Note: The actions that Office of Science and Technology data scientists and statisticians can take to adjust estimates are limited. Simply deleting data that seem unusual or revising results to appear more “realistic” would compromise the scientific integrity of our recreational fisheries statistics. However, data users familiar with local fisheries and fish stocks may employ additional techniques to ensure estimates meet their specific needs, including model-based approaches to “smooth” trends in the time series.
Data Use Considerations
Data users should be aware of the limitations of our data.
Preliminary estimates may be revised before they are published as final, and final estimates may be revised if errors are found. The direction and magnitude of such revisions cannot be predicted.
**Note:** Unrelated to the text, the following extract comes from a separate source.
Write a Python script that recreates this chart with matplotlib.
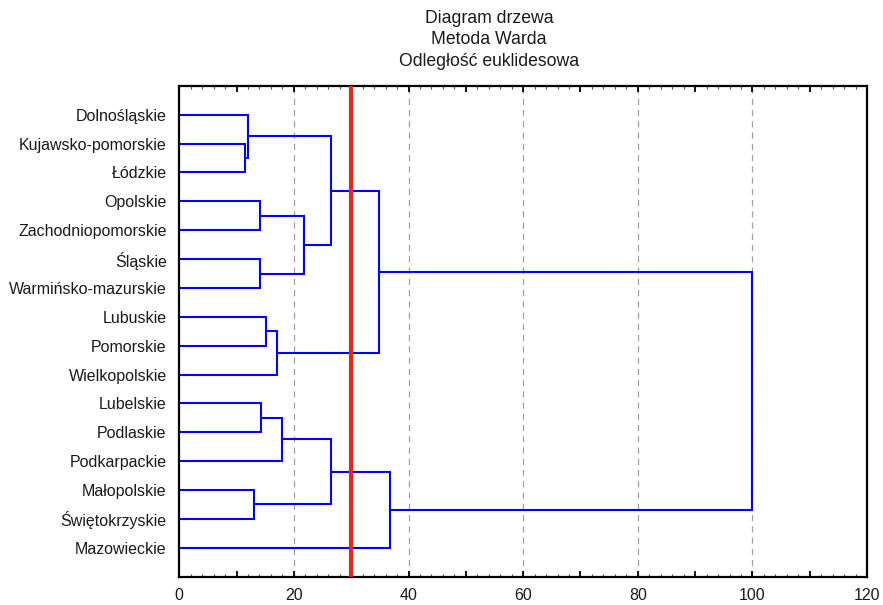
import matplotlib
matplotlib.use('Agg')
import matplotlib.pyplot as plt
from matplotlib.ticker import MultipleLocator, FuncFormatter

plt.rcParams['font.family'] = ['Liberation Sans', 'DejaVu Sans']

# leaf labels, top to bottom
labels = ['Dolnośląskie', 'Kujawsko-pomorskie', 'Łódzkie', 'Opolskie',
          'Zachodniopomorskie', 'Śląskie', 'Warmińsko-mazurskie', 'Lubuskie',
          'Pomorskie', 'Wielkopolskie', 'Lubelskie', 'Podlaskie',
          'Podkarpackie', 'Małopolskie', 'Świętokrzyskie', 'Mazowieckie']

# linkage: clusters a, b joined at distance h (new ids start at 16)
merge_a = [1, 0, 13, 3, 5, 10, 7, 22, 21, 19, 17, 24, 26, 27, 28]
merge_b = [2, 16, 14, 4, 6, 11, 8, 9, 12, 20, 25, 18, 23, 15, 29]
merge_h = [11.4, 12.0, 13.0, 14.1, 14.1, 14.3, 15.1, 17.0, 17.9, 21.8,
           26.5, 26.5, 34.8, 36.8, 100.0]

cut_level = 30

fig = plt.figure(figsize=(8.83, 6.05), dpi=100)
ax = fig.add_axes([0.203, 0.047, 0.779, 0.811])

pos = {i: i + 1 for i in range(len(labels))}
height = {i: 0.0 for i in range(len(labels))}
for k, (a, b, h) in enumerate(zip(merge_a, merge_b, merge_h)):
    ya, yb = pos[a], pos[b]
    ax.plot([height[a], h, h, height[b]], [ya, ya, yb, yb],
            color='#0000ff', lw=1.5, solid_joinstyle='miter')
    new = len(labels) + k
    pos[new] = (ya + yb) / 2
    height[new] = h

for gx in range(20, 120, 20):
    ax.axvline(gx, color='#a0a0a0', ls=(0, (5, 4)), lw=0.9, zorder=0)

ax.axvline(cut_level, color='#e02a1e', lw=3, zorder=3)

ax.set_xlim(0, 120)
ax.set_ylim(len(labels) + 1, 0)
ax.set_yticks(range(1, len(labels) + 1))
ax.set_yticklabels(labels, fontsize=11.5, color='#1a1a1a')
ax.xaxis.set_major_locator(MultipleLocator(10))
ax.xaxis.set_minor_locator(MultipleLocator(2))
ax.xaxis.set_major_formatter(FuncFormatter(lambda v, p: '%d' % v if v % 20 == 0 else ''))
ax.tick_params(axis='x', which='major', direction='in', top=True, bottom=True,
               length=4, width=1.3, labelsize=11.5, pad=8, labelcolor='#1a1a1a')
ax.tick_params(axis='x', which='minor', direction='in', top=True, bottom=True,
               length=2, width=0.8, color='#555555')
ax.tick_params(axis='y', length=0, pad=9)
for s in ax.spines.values():
    s.set_linewidth(1.6)

fig.text(489 / 883, 1 - 10 / 605, 'Diagram drzewa\nMetoda Warda\nOdległość euklidesowa',
         ha='center', va='top', fontsize=12.7, linespacing=1.33, color='#1a1a1a')

fig.savefig('out.png', dpi=100)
When substantial revisions are made, subscribers to our email service are notified and notes are posted to the MRIP Query Tool and Recreational Fishing Estimate Updates webpage.
Percent standard error, or PSE, is a measure of precision that is published alongside all of our point estimates. Estimates should be viewed with increasing caution as PSEs increase beyond 30%. Once our Recreational Fishing Survey and Data Standards are fully implemented, the MRIP Query Tool will not include an estimate when its PSE exceeds 50%. (A PSE of 50% or above is considered highly imprecise.)
Small sample sizes may result in imprecise estimates. Catch estimates for rare-event species, for example, are often less precise than catch estimates for commonly caught species. But when we group year, state, wave, or mode estimates together, sample sizes increase and precision improves. For this reason, our estimates are best viewed in aggregate: annually and at the state or regional level.
Generally speaking, estimates from Maine through Mississippi may be compared across extended periods of time, because calibration methodologies have been applied to account for changes in survey design and sample coverage over the years. However, we advise caution in using the National Summary Query to make such long-term comparisons for estimates in Louisiana, California, Oregon, Washington, and Hawaii.
In some cases, landed fish may not be represented in weight data. This can occur when no fish were observed, or when observed fish were too large for a weight measurement to take place. Furthermore, weight estimates published in the MRIP Query Tool may differ from weight estimates published by the Southeast Fisheries Science Center, which follows a different weight estimation procedure for South Atlantic and Gulf of Mexico managed species. More information about how weight estimates are produced can be found in the Weight Data entry of the Recreational Fishing Data Glossary.